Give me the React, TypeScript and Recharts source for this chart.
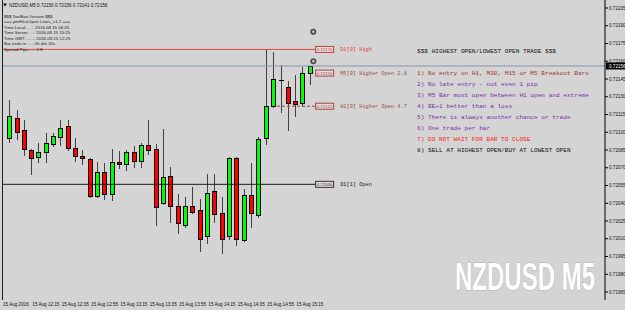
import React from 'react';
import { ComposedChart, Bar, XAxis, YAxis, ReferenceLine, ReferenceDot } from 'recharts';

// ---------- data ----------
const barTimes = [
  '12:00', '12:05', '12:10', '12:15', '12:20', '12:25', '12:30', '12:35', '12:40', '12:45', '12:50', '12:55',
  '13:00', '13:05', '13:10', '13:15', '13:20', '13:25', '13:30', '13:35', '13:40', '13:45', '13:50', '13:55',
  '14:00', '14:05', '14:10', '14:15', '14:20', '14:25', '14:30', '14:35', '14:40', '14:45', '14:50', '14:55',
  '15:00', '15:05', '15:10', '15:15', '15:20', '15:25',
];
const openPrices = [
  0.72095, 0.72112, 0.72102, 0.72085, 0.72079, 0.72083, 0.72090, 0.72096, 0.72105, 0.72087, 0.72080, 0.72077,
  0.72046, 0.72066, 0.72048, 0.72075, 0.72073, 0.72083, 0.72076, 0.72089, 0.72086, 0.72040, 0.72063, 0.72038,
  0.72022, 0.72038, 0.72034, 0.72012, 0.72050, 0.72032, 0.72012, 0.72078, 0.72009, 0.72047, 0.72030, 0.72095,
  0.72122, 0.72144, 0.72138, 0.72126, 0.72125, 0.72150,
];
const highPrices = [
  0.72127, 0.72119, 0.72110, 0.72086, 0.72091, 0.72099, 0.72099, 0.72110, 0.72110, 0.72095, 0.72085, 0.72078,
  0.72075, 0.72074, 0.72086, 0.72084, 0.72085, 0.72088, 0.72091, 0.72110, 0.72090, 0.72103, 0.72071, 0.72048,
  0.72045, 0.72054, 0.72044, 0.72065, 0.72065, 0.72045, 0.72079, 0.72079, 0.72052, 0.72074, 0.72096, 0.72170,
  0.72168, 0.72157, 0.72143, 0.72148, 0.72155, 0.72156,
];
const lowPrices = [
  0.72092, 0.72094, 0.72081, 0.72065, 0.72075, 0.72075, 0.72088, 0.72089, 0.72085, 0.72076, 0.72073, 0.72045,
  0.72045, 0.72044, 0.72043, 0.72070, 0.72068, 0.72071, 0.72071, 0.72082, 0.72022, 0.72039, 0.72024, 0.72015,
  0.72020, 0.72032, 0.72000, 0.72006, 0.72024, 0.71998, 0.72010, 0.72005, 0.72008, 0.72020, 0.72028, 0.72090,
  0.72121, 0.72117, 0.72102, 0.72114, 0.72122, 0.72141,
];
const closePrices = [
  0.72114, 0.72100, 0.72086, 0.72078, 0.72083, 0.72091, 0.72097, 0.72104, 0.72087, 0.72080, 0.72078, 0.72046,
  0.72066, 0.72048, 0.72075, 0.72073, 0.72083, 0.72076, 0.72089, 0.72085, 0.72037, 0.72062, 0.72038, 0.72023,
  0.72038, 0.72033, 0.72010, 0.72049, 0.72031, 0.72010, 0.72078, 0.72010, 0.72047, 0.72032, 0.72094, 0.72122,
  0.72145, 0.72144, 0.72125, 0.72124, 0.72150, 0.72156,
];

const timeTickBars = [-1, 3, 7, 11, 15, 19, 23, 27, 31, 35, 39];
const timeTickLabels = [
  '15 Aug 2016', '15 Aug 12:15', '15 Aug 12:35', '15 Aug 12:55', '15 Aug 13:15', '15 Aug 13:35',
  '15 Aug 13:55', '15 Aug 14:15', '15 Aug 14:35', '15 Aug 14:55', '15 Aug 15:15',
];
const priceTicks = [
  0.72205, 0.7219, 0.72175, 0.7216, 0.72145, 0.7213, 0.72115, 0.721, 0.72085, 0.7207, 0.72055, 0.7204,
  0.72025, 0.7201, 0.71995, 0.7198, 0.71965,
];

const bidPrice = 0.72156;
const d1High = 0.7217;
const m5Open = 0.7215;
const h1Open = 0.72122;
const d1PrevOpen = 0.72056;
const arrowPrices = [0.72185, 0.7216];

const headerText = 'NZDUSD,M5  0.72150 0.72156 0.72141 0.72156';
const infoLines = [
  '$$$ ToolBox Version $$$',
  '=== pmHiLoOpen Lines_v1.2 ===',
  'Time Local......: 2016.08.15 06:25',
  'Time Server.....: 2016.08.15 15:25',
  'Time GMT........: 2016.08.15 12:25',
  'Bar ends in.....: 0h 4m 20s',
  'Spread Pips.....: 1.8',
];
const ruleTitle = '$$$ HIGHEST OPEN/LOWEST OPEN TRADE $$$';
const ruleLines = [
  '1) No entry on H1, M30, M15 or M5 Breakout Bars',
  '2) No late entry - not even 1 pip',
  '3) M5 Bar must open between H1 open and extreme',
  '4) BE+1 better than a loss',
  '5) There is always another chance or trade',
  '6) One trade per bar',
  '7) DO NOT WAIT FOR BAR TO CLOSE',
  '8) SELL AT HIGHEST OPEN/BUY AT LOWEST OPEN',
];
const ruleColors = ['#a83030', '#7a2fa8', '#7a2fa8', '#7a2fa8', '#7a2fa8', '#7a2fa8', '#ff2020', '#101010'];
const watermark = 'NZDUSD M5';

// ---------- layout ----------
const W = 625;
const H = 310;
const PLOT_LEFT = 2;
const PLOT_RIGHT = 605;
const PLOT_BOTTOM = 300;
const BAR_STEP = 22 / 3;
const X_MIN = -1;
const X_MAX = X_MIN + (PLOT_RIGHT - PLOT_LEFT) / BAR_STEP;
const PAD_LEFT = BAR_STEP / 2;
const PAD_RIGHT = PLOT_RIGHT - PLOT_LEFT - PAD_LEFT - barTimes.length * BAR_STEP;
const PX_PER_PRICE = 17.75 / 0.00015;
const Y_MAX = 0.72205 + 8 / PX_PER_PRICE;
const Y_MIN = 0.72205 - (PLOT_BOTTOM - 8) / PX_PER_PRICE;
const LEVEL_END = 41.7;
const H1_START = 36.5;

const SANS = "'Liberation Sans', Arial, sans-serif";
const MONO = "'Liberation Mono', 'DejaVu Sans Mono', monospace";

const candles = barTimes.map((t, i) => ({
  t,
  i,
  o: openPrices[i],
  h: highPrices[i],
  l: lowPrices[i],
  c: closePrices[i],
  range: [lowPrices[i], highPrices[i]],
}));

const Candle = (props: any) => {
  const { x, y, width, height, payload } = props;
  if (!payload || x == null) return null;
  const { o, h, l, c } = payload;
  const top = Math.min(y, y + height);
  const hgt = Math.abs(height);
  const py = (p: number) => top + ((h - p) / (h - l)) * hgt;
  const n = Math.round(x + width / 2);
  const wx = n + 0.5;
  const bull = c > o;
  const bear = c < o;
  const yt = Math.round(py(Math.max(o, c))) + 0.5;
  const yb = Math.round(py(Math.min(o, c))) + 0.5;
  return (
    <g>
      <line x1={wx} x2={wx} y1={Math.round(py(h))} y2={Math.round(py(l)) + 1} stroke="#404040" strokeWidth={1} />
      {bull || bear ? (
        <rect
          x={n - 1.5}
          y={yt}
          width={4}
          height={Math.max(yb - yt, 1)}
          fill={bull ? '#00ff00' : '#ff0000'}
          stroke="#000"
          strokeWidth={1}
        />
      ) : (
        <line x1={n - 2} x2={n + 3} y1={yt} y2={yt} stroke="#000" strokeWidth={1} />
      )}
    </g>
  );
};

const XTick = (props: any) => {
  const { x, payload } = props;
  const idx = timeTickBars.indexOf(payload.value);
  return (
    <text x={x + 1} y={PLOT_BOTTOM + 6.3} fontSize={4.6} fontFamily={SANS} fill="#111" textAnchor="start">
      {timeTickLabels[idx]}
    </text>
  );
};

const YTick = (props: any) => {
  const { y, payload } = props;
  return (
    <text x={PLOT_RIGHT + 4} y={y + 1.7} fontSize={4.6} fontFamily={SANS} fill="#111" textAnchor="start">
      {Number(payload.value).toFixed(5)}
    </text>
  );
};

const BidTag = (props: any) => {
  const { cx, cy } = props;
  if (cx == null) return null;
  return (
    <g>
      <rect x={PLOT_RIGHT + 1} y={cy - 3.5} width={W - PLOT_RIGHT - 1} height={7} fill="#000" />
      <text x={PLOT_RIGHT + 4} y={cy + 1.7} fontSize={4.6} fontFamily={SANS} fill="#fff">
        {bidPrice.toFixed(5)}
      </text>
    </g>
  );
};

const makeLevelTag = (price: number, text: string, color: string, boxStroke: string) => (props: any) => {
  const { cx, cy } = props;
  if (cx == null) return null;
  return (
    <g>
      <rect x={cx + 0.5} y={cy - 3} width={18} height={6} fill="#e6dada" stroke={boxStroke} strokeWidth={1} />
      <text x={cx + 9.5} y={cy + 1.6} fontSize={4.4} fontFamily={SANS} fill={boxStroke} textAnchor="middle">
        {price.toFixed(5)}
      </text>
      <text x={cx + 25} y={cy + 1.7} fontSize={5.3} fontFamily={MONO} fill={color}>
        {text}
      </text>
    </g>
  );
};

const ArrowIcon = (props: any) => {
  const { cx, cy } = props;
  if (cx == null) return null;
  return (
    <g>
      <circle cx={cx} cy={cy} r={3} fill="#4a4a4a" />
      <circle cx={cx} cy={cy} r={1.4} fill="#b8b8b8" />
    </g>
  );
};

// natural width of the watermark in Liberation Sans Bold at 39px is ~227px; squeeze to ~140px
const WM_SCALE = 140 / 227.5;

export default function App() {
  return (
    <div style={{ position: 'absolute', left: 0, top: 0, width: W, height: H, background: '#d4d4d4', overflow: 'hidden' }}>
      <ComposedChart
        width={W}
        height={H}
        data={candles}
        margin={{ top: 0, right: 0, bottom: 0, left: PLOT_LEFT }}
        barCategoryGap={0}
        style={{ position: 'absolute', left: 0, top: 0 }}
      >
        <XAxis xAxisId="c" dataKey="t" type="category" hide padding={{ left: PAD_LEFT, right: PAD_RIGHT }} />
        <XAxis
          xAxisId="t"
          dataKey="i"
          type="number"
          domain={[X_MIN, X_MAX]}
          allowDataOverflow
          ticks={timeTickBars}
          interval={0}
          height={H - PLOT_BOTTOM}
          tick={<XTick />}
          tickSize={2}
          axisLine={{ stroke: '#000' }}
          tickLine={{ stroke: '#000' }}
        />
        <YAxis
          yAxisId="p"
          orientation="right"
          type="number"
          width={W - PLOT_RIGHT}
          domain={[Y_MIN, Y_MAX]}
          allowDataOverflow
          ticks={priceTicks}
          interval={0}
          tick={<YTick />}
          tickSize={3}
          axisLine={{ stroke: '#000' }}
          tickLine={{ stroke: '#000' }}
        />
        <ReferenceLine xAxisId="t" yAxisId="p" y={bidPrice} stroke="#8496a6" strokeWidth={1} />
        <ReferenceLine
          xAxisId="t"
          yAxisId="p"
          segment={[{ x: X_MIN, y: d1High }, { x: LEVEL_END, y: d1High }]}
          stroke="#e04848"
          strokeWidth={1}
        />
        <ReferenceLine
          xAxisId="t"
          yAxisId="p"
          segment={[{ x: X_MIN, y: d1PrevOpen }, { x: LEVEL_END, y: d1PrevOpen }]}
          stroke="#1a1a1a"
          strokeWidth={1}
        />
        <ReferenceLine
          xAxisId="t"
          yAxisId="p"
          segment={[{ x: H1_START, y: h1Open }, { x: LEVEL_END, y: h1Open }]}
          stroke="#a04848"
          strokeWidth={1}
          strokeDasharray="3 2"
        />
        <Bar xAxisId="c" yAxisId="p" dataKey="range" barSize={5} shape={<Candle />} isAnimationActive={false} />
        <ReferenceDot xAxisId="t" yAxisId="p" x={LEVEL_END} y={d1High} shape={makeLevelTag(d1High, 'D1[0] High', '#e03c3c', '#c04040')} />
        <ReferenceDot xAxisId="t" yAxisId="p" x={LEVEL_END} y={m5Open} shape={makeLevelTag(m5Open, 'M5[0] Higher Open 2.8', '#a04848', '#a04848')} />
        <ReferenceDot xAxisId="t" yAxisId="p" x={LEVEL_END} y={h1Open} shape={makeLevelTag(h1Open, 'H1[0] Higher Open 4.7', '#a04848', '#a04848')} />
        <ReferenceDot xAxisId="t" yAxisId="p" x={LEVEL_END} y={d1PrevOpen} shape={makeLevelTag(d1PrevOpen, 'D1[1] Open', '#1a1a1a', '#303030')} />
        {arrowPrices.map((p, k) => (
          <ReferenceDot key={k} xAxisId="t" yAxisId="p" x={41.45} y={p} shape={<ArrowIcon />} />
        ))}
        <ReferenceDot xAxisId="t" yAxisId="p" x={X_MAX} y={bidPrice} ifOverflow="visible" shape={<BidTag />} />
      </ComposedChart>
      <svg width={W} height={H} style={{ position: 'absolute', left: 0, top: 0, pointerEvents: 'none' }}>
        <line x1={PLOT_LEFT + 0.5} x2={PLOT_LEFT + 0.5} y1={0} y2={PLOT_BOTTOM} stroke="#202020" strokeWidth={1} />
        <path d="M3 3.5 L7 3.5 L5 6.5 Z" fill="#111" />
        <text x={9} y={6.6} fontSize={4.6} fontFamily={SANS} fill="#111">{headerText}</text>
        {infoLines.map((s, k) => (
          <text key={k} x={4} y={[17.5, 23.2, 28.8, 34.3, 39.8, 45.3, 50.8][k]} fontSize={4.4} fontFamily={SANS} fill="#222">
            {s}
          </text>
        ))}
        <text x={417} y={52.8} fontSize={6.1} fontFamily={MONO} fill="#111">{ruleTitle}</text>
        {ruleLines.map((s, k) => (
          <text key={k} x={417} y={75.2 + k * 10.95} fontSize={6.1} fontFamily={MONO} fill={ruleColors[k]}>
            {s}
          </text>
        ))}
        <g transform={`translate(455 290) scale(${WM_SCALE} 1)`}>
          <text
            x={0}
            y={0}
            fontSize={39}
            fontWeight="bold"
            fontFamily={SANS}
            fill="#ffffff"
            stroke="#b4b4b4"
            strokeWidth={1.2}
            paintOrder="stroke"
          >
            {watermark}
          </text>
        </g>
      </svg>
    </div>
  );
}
......
EXERCISE DESCRIPTION -
Please restate the material above line by line, exactly, beginning at its first line and ending with the line that contains "YAxis, ReferenceLine, ReferenceDot", without any pictures.

ANSWER TO THE TASK -
Give me the React, TypeScript and Recharts source for this chart.
import React from 'react';
import { ComposedChart, Bar, XAxis, YAxis, ReferenceLine, ReferenceDot } from 'recharts';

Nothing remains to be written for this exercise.